Training for our Hungarian translators in the public health field

On 7 and 8 February 2019, two experts from OGYÉI, the Hungarian competent authority for the European Medicines Agency (EMA), came to give practice-oriented training to the Centre’s in-house translators. With almost 43 000 pages translated in 2018, EMA is the Centre’s third client in terms of translation volume.

After a presentation of the Translation Centre’s translation workflow and quality assurance model, the two OGYÉI representatives took the floor to describe the structure and operations of the Department for Quality Review of Documents in which they work.

They had originally taken the initiative of designing a training course for Hungarian translators working in the field of public health because experience had demonstrated a need to establish translation standards to increase the quality of documents.

They firstly gave the training to their colleagues, who work with the product information material translated by either the Centre or the pharmaceutical industry, depending on which regulatory procedure applies. To improve the accessibility of the information, the representatives draw up strict guidelines and internal manuals, which are downloadable from a central database.

The next obvious step for the two OGYÉI experts was to extend their training to other interested parties. Around 100 freelance translators and regulatory affairs specialists from the medical-pharmaceutical industry have now attended the course, which consists of two levels (beginners and advanced).

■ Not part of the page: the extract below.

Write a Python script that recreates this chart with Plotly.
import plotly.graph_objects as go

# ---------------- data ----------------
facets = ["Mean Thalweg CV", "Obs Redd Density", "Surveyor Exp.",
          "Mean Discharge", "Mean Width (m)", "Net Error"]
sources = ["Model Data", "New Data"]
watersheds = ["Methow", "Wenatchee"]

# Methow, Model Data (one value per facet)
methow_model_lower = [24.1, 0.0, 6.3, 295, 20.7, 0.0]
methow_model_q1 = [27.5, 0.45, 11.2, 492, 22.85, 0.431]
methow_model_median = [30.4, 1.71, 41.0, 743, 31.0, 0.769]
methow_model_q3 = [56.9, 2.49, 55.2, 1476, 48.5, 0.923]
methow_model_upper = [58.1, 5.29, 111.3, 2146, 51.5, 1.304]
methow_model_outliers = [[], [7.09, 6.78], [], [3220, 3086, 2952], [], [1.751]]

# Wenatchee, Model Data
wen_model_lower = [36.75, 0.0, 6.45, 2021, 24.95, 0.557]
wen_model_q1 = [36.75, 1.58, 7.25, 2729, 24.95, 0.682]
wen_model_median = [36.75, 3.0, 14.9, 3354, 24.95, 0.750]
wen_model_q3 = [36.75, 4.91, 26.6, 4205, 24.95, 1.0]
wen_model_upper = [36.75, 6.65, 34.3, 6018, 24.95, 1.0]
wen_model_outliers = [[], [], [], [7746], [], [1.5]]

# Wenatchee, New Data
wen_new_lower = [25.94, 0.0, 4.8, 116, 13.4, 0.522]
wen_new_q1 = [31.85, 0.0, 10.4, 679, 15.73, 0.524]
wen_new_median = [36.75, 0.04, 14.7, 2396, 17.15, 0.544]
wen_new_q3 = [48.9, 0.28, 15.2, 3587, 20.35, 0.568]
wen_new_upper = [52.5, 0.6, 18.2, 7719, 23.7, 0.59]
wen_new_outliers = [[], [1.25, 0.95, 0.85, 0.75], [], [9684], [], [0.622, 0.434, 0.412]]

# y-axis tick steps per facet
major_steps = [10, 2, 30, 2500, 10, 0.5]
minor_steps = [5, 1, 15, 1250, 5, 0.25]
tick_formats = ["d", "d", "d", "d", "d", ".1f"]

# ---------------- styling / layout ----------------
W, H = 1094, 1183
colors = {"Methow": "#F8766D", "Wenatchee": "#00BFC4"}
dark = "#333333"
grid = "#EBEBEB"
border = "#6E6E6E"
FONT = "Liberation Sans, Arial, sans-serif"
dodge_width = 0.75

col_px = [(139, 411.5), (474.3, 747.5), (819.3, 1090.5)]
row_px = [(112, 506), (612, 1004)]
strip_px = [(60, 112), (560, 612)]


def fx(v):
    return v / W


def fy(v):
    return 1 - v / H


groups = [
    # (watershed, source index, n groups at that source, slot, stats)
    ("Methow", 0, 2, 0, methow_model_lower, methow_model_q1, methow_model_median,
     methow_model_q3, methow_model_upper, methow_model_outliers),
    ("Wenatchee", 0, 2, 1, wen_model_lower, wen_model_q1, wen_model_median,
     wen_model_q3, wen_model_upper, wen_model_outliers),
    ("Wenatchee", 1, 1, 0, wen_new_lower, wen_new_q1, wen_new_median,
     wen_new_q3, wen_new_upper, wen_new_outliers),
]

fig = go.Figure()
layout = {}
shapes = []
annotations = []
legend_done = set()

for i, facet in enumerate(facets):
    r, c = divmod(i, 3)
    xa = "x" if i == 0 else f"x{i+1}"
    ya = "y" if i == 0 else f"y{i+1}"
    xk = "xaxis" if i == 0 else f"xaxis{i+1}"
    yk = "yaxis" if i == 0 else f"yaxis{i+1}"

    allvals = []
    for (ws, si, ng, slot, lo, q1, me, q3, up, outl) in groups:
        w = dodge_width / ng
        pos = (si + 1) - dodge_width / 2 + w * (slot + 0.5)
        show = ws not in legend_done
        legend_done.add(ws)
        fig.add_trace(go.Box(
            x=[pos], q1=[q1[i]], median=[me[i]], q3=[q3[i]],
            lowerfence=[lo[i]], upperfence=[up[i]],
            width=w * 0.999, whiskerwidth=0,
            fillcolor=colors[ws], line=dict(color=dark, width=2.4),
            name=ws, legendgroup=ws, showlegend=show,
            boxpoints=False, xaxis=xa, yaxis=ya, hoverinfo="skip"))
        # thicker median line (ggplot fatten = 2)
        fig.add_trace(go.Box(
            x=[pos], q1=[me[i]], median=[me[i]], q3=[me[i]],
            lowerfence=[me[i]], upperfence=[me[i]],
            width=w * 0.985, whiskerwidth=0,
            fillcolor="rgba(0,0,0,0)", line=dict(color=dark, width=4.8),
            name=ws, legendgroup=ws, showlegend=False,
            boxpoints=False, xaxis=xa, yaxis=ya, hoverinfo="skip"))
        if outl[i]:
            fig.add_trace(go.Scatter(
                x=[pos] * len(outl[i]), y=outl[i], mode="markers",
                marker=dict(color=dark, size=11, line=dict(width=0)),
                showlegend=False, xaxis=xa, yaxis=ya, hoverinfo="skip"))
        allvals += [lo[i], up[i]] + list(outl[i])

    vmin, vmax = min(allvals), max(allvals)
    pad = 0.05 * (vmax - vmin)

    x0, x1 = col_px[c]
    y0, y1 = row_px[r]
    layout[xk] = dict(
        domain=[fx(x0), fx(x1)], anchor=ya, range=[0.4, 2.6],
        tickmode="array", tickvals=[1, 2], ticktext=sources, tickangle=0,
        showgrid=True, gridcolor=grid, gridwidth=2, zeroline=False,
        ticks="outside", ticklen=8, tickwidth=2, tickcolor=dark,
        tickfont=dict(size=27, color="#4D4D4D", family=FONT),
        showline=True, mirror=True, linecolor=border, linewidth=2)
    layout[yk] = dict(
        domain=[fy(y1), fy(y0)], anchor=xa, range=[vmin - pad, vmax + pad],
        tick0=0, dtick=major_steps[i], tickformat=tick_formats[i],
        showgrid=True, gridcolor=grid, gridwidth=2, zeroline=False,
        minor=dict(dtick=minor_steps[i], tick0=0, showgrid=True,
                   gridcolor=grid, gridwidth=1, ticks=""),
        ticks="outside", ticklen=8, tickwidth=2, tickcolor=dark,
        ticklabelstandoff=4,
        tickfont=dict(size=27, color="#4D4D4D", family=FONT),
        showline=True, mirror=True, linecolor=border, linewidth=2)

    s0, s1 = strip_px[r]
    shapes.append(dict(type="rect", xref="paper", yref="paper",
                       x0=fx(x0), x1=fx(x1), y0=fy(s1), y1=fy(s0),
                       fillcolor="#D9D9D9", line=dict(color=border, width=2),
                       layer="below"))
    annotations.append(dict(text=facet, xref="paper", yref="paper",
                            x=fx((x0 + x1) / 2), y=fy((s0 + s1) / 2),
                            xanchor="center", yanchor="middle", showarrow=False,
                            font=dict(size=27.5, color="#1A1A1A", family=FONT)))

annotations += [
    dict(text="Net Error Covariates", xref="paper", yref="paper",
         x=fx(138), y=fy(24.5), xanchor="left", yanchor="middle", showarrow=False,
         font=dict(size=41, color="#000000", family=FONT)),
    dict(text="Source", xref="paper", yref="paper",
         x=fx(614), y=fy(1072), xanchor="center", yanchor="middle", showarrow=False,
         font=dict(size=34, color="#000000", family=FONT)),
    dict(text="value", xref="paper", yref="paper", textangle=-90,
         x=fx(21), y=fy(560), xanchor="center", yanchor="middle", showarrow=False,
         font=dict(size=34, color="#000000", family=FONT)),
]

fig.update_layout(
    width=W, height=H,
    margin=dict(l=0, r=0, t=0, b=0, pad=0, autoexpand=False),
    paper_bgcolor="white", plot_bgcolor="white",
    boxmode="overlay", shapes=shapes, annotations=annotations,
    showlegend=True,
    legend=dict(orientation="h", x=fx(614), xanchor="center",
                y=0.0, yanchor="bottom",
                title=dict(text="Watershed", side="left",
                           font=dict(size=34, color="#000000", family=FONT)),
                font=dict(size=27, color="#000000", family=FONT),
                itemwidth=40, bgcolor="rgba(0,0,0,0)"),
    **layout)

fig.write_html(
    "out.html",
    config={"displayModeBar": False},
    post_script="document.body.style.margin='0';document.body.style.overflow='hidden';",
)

The excellent feedback that the pair have received from all parties has confirmed the real need for this structured training. The Centre was therefore delighted to also be able to benefit from OGYÉI’s expertise.

Rich and varied course content
The two-day workshop held at the Centre covered general translation issues and various approaches in translation theory. Some parts of the workshop involved practical sessions where participants tackled problems identified in sample translations, such as word order, problems with the source text/content, grammatical issues, abbreviations, scientific nouns, pharmaceutical expressions, statistics, and terms related to the body’s different biological systems.

The participants also discussed various specifics of Hungarian medical translation, including literal translation, compulsory and optional conversion tools in the translator’s toolkit, antonymic translation, syntax errors, text reduction, the correct use of hyphens and dashes and the use of singular versus plural.

Valuable information to share with our external language service providers
Based on what they learnt in the course, our Hungarian in-house translators have now drafted guidelines and created a term list, which will be integrated as a termbase into the Centre’s CAT tool. These resources will be made available to the Centre’s external language providers, thereby passing on the benefits of the training to all concerned.